Saturday, 15 July 2006

The long-term effects of a single phosphorus fertilizer application on phosphorus availability in forest soils.

Bradley W. Miller, Virginia Tech, Department of Forestry, 228 Cheatham Hall, Blacksburg, VA 24061 and Thomas Fox, Virginia Tech University, 228 Cheatham Hall, Blacksburg, VA 24061.

Phosphorus (P) is one of the most limiting nutrients in forest soils. The concentrations of inorganic P in soil solutions are low because P is rapidly sorbed to soil colloids. Phosphorus fertilization increases plant available or “labile” P after fertilization; however it is uncertain how P fertilization influences organic and inorganic P pools over the long-term in forest soils. Site specific properties such as above- and belowground biota, soil organic matter, and mineralogy can have large influences on P availability.

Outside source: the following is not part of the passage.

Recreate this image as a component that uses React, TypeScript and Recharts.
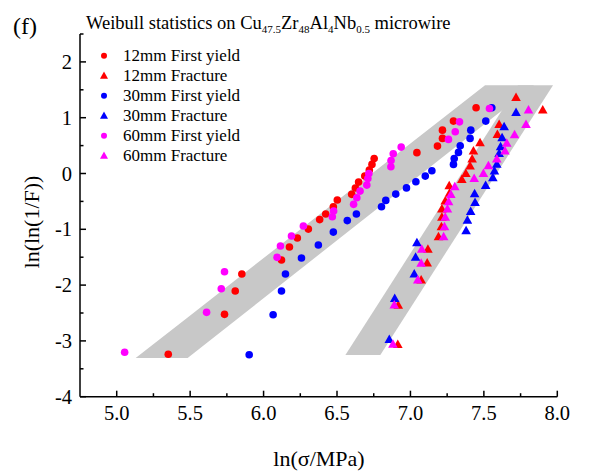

The goal of this project is to determine how site preparation, vegetation control, and fertilization affect P pools twenty years after fertilization at four sites in the southeastern US. Soil samples were collected to one meter in loblolly pine plantations established on well- and poorly drained sandy and clay soils subjected to low and high intensity site preparation. Phosphorus pools were quantified using the Hedley sequential fractionation procedure for noncalcareous soils. This procedure determined total P, “labile” P, “moderately labile” P, and recalcitrant P pools. Fertilization increased levels of total P regardless of site preparation intensity and drainage class compared to unfertilized soils. After twenty years, labile P pools remained significantly higher in fertilized plots compared to controls in sandy coastal plains soils. Results from this research will help our understanding on the long-term affects of forest fertilization prescriptions on P pools. Implications of this research suggest that historical applications of P fertilizers in the southeastern US can have long-term effects on labile P pools.